Margaret Mead, les adolescentes libres de Samoa (1901-1978)
Après une formation en psychologie et en anthropologie, Margaret Mead obtient en 1925 de son professeur, Franz Boas, une mission à Samoa pour y étudier le comportement des jeunes. La question de la « crise de l’adolescence », qui préoccupe tant les Américains, est au cœur de sa recherche. M. Mead passe neuf mois sur place à étudier la population de trois villages et s’intéresse aux adolescentes. De retour aux États-Unis, elle publie, en 1928, Coming of Age in Samoa (Adolescence à Samoa). Le livre connaît immédiatement un succès considérable : en deux ans, il est réimprimé cinq fois. Il est vivant, d’un accès aisé, malgré la densité de son contenu. La conclusion à laquelle elle parvient est celle qu’espérait F. Boas : une jeune Samoane est fort différente de ses consœurs américaines.
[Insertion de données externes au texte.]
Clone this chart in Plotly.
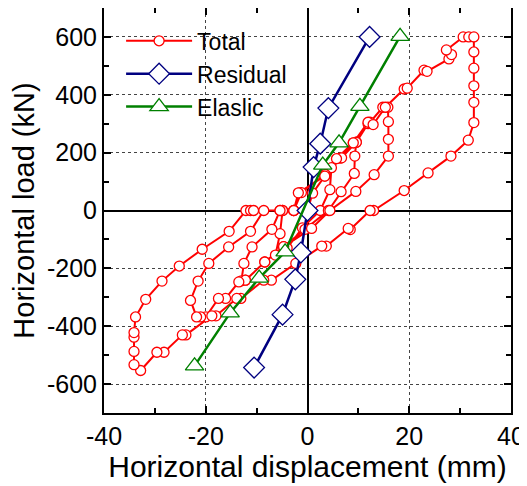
import plotly.graph_objects as go

# ---- Data ----
total_x = [
    0, 1.0, 3.4, 4.7, 4.4, 2.5, -1.0, -4.0, -6.3, -5.4, -4.9, -2.7,
    -1.5, 3.5, 6.4, 9.0, 9.6, 9.3, 9.2, 6.6, 4.1, -0.5, -4.7, -8.4, -12.2, -13.0,
    -12.5, -10.9, -7.0, -5.4, -4.9, -2.7,
    -1.2, 3.5, 6.7, 9.6, 11.9, 12.3, 14.8, 15.8, 15.9, 15.9, 15.9, 13.1, 9.5, 4.4,
    0.8, -4.7, -8.4, -12.2, -13.5, -16.1, -17.5, -20.0, -21.0, -21.8,
    -23.0, -21.5, -19.4, -15.5, -11.2, -8.6, -5.4, -2.7,
    -1.8, 3.4, 5.7, 9.0, 11.9, 12.9, 15.3, 19.0, 19.6, 22.9, 23.5, 27.8, 28.3, 27.3,
    30.6, 31.7, 32.7, 32.7, 32.7, 32.7, 32.7, 32.7, 31.6, 28.2, 23.7, 19.0,
    13.0, 12.3, 8.4, 8.0, 3.7, 2.8, -2.3, -7.1, -8.6, -13.1, -13.9, -18.0, -18.8,
    -23.9, -24.6, -28.2, -29.6, -32.8,
    -34.1, -34.1, -34.1, -34.1, -33.8, -31.8, -28.6, -25.2, -20.7, -15.4,
    -12.1, -11.2, -10.6,
]
total_y = [
    0, 60, 119, 148, 72, 0, -60, -130, -154, -80, 0, 0,
    62, 124, 181, 234, 236, 188, 128, 65, 0, -65, -125, -178, -241, -243,
    -183, -126, -65, 0, 0, 0,
    62, 124, 182, 236, 300, 305, 357, 357, 307, 246, 188, 124, 66, 0,
    -62, -125, -178, -241, -247, -304, -304, -368, -368, -368,
    -311, -244, -183, -126, -72, 0, 0, 0,
    61, 119, 179, 234, 305, 297, 357, 420, 423, 485, 481, 524, 539, 555,
    600, 600, 600, 548, 492, 431, 374, 304, 243, 188, 130, 69,
    0, 0, -66, -62, -123, -123, -183, -241, -241, -304, -304, -364, -364,
    -430, -430, -490, -490, -553,
    -533, -487, -438, -422, -368, -307, -244, -192, -134, -72,
    0, 0, 0,
]

residual_x = [-10.5, -4.9, -2.4, -1.3, 0, 1.2, 2.5, 4.1, 12.2]
residual_y = [-543, -360, -238, -145, 0, 150, 231, 354, 600]

elastic_x = [-22.2, -15.2, -9.5, -4.4, 3.0, 6.2, 10.3, 18.2]
elastic_y = [-537, -354, -234, -143, 157, 234, 360, 602]

x_ticks = [-40, -20, 0, 20, 40]
y_ticks = [-600, -400, -200, 0, 200, 400, 600]

FONT = "Liberation Sans, Arial, sans-serif"

fig = go.Figure()
fig.add_trace(go.Scatter(
    x=total_x, y=total_y, name="Total", mode="lines+markers",
    line=dict(color="#FF0000", width=2),
    marker=dict(symbol="circle", size=10, color="white",
                line=dict(color="#FF0000", width=1.3)),
))
fig.add_trace(go.Scatter(
    x=residual_x, y=residual_y, name="Residual", mode="lines+markers",
    line=dict(color="#000080", width=2.5),
    marker=dict(symbol="diamond", size=16, color="white",
                line=dict(color="#000080", width=1.3)),
))
fig.add_trace(go.Scatter(
    x=elastic_x, y=elastic_y, name="Elaslic", mode="lines+markers",
    line=dict(color="#008000", width=2.5),
    marker=dict(symbol="triangle-up", size=16, color="white",
                line=dict(color="#008000", width=1.3)),
))

axis_common = dict(
    showline=True, linecolor="black", linewidth=2, mirror="ticks",
    ticks="inside", ticklen=7, tickwidth=1.5, tickcolor="black",
    showgrid=True, gridcolor="#444444", gridwidth=1, griddash="dot",
    zeroline=True, zerolinecolor="black", zerolinewidth=2,
    tickfont=dict(family=FONT, size=25, color="black"),
    minor=dict(ticks="inside", ticklen=5, tickwidth=1.5, tickcolor="black", showgrid=False),
    automargin=False,
)

fig.update_xaxes(
    range=[-40, 40], tickvals=x_ticks, ticktext=[str(v) for v in x_ticks],
    minor_dtick=10,
    title=dict(text="Horizontal displacement (mm)", font=dict(family=FONT, size=30, color="black"), standoff=0),
    **axis_common,
)
fig.update_yaxes(
    range=[-700, 700], tickvals=y_ticks, ticktext=[str(v) for v in y_ticks],
    minor_dtick=100,
    title=dict(text="Horizontal load (kN)", font=dict(family=FONT, size=29, color="black"), standoff=4),
    **axis_common,
)

# page body adds an 8px offset; figure sized so the plot box lands at 103..510 x 8..413
fig.update_layout(
    width=519, height=478,
    margin=dict(l=96, r=16, t=0, b=73),
    paper_bgcolor="white", plot_bgcolor="white",
    font=dict(family=FONT, color="black"),
    legend=dict(x=0.042, y=0.972, xanchor="left", yanchor="top",
                bgcolor="rgba(0,0,0,0)", font=dict(family=FONT, size=23, color="black"),
                itemwidth=66, tracegroupgap=0),
    showlegend=True,
)

fig.write_html("out.html")
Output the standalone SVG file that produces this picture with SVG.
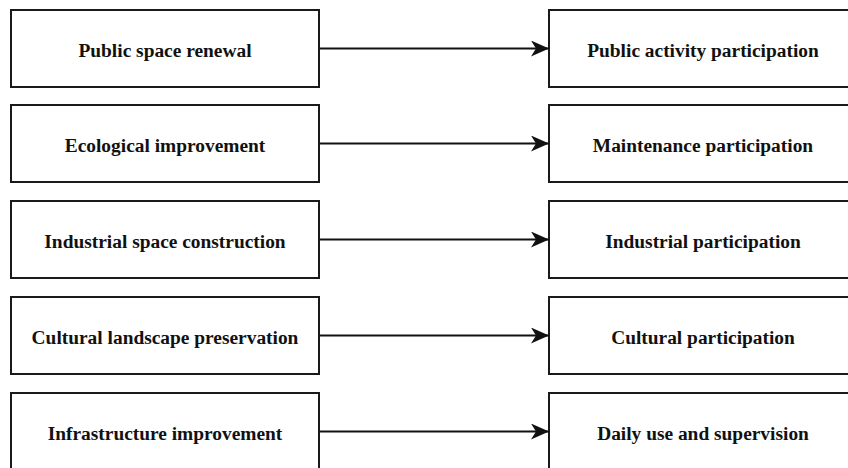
<svg xmlns="http://www.w3.org/2000/svg" width="848" height="468" viewBox="0 0 848 468">
  <style>
    .box { fill: #ffffff; stroke: #1a1a1a; stroke-width: 2; }
    .label { font-family: "Liberation Serif", "Times New Roman", serif; font-weight: bold; font-size: 19.4px; fill: #111111; text-anchor: middle; dominant-baseline: central; }
    .edge { stroke: #111111; stroke-width: 2; fill: none; }
    .head { fill: #111111; }
  </style>
  <defs>
    <marker id="arrow" markerUnits="userSpaceOnUse" markerWidth="20" markerHeight="16" refX="18" refY="8" orient="auto">
      <path class="head" d="M0,0 L18,8 L0,16 L5,8 Z"/>
    </marker>
  </defs>
  <rect width="848" height="468" fill="#ffffff"/>

  <!-- left column: spatial interventions -->
  <g id="public-space-renewal">
    <rect class="box" x="11" y="10" width="308" height="77"/>
    <text class="label" x="165" y="50.5">Public space renewal</text>
  </g>
  <g id="ecological-improvement">
    <rect class="box" x="11" y="105" width="308" height="77"/>
    <text class="label" x="165" y="145.5">Ecological improvement</text>
  </g>
  <g id="industrial-space-construction">
    <rect class="box" x="11" y="201" width="308" height="77"/>
    <text class="label" x="165" y="241.5">Industrial space construction</text>
  </g>
  <g id="cultural-landscape-preservation">
    <rect class="box" x="11" y="297" width="308" height="77"/>
    <text class="label" x="165" y="337.5">Cultural landscape preservation</text>
  </g>
  <g id="infrastructure-improvement">
    <rect class="box" x="11" y="393" width="308" height="77"/>
    <text class="label" x="165" y="433.5">Infrastructure improvement</text>
  </g>

  <!-- right column: forms of participation -->
  <g id="public-activity-participation">
    <rect class="box" x="549" y="10" width="308" height="77"/>
    <text class="label" x="703" y="50.5">Public activity participation</text>
  </g>
  <g id="maintenance-participation">
    <rect class="box" x="549" y="105" width="308" height="77"/>
    <text class="label" x="703" y="145.5">Maintenance participation</text>
  </g>
  <g id="industrial-participation">
    <rect class="box" x="549" y="201" width="308" height="77"/>
    <text class="label" x="703" y="241.5">Industrial participation</text>
  </g>
  <g id="cultural-participation">
    <rect class="box" x="549" y="297" width="308" height="77"/>
    <text class="label" x="703" y="337.5">Cultural participation</text>
  </g>
  <g id="daily-use-and-supervision">
    <rect class="box" x="549" y="393" width="308" height="77"/>
    <text class="label" x="703" y="433.5">Daily use and supervision</text>
  </g>

  <!-- connectors -->
  <g id="connectors">
    <line class="edge" x1="320" y1="48.5" x2="549" y2="48.5" marker-end="url(#arrow)"/>
    <line class="edge" x1="320" y1="143.5" x2="549" y2="143.5" marker-end="url(#arrow)"/>
    <line class="edge" x1="320" y1="239.5" x2="549" y2="239.5" marker-end="url(#arrow)"/>
    <line class="edge" x1="320" y1="335.5" x2="549" y2="335.5" marker-end="url(#arrow)"/>
    <line class="edge" x1="320" y1="431.5" x2="549" y2="431.5" marker-end="url(#arrow)"/>
  </g>
</svg>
Son adolescence n’est « en aucune façon une période de crise et de tension », mais « la meilleure période de sa vie » : elle a peu de responsabilités et les « rencontres sous le palmier » entre adolescents des deux sexes sont monnaie courante. Cette différence est attribuée à la spécificité des cultures, responsables de former des personnalités différentes. À Samoa, les enfants ne sont pas soumis à une pression pour mûrir plus vite, ils se trouvent face à des choix restreints, et la société est tolérante en matière de sexualité et de religion.
Polémique post mortem
Après un début aussi prometteur, M. Mead poursuit une carrière marquée par de nombreuses publications, jalonnée d’honneurs. Elle disparaît en 1978, avant qu’éclate une polémique : un anthropologue australien, Derek Freeman, publie en 1983 un ouvrage dans lequel il critique sévèrement Adolescence à Samoa. La liberté sexuelle ? Les Samoans sont l’un des peuples les plus obsédés par la virginité : les frères « surveillent activement les allées et venues de leurs sœurs » ; les jeunes hommes sont hantés par le fantasme de violer une vierge. Les mœurs douces, l’absence de passion et de violence ? D. Freeman cite des chiffres montrant que le taux de délinquance des adolescents est élevé. Les défenseurs de M. Mead montent au créneau. Ils dénoncent les négligences malhonnêtes de D. Freeman : ses statistiques sur la délinquance concernent une autre région de Samoa, et une autre époque. Rien ne prouve que ses informateurs aient été plus sincères que ceux de M. Mead.